Neben dieser Forschung führt die zweite Kategorie sozialpolitischer Fragestellungen ein Schattendasein: Welche Folgen hat Sozialpolitik? Die Antworten bleiben immer noch weitgehend der Ökonomie und den Stammtischen überlassen. Sozialpolitik fördert Faulheit, setzt falsche Anreize, behindert individuelle Vorsorge, schwächt die Wettbewerbsfähigkeit.
Die übliche Leier. Zu selten wird gesehen, dass diese falschen Antworten eine wichtige Fragerichtung markieren. Es geht um Effekte von sozialer Sicherung, die über die Milderung sozialpolitischer Problemlagen für die Betroffenen hinaus gehen, um Effekte, die den unmittelbaren sozialpolitischen Zweck von Sozialpolitik transzendieren.

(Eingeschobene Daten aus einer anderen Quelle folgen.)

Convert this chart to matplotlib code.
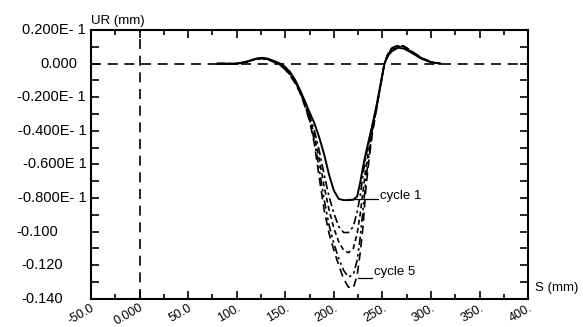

Eine soziologische Theorie der Sozialpolitik muss so konstruiert sein, dass sie Fragemöglichkeiten nach beiden Seiten verbindet. Zum einen geht es um die Frage, wodurch Sozialpolitik bewirkt wird. Dabei ist in Rechnung zu stellen, dass soziale Probleme ein mögliches Ursachenbündel für Sozialpolitik sind, aber bei weitem nicht das einzige. Und zum anderen ist zu fragen, was Sozialpolitik bewirkt. Dabei wird man die Möglichkeit berücksichtigen müssen, dass Sozialpolitik auf sozialpolitische Problemlagen wirkt, aber auch weit darüber hinaus. Das bedeutet mit Blick auf das eingangs erwähnte Beispiel, nicht nur den unmittelbaren Entlastungseffekt zu sehen (und ihn als wünschenswert oder verwerflich auszuzeichnen), sondern auch nach weiter reichenden Folgen restriktiver Kindergeldregeln in der EU zu fragen. Selbstverständlich hat eine soziologische Theorie der Sozialpolitik nicht Antworten auf alle sozialpolitischen Fragen parat. Aber sie kann die soziologische Aufmerksamkeit so strukturieren, dass die projektförmige Sozialpolitikforschung noch relevanter wird, und dass man von Tagesaktualitäten weniger leicht überrumpelt wird.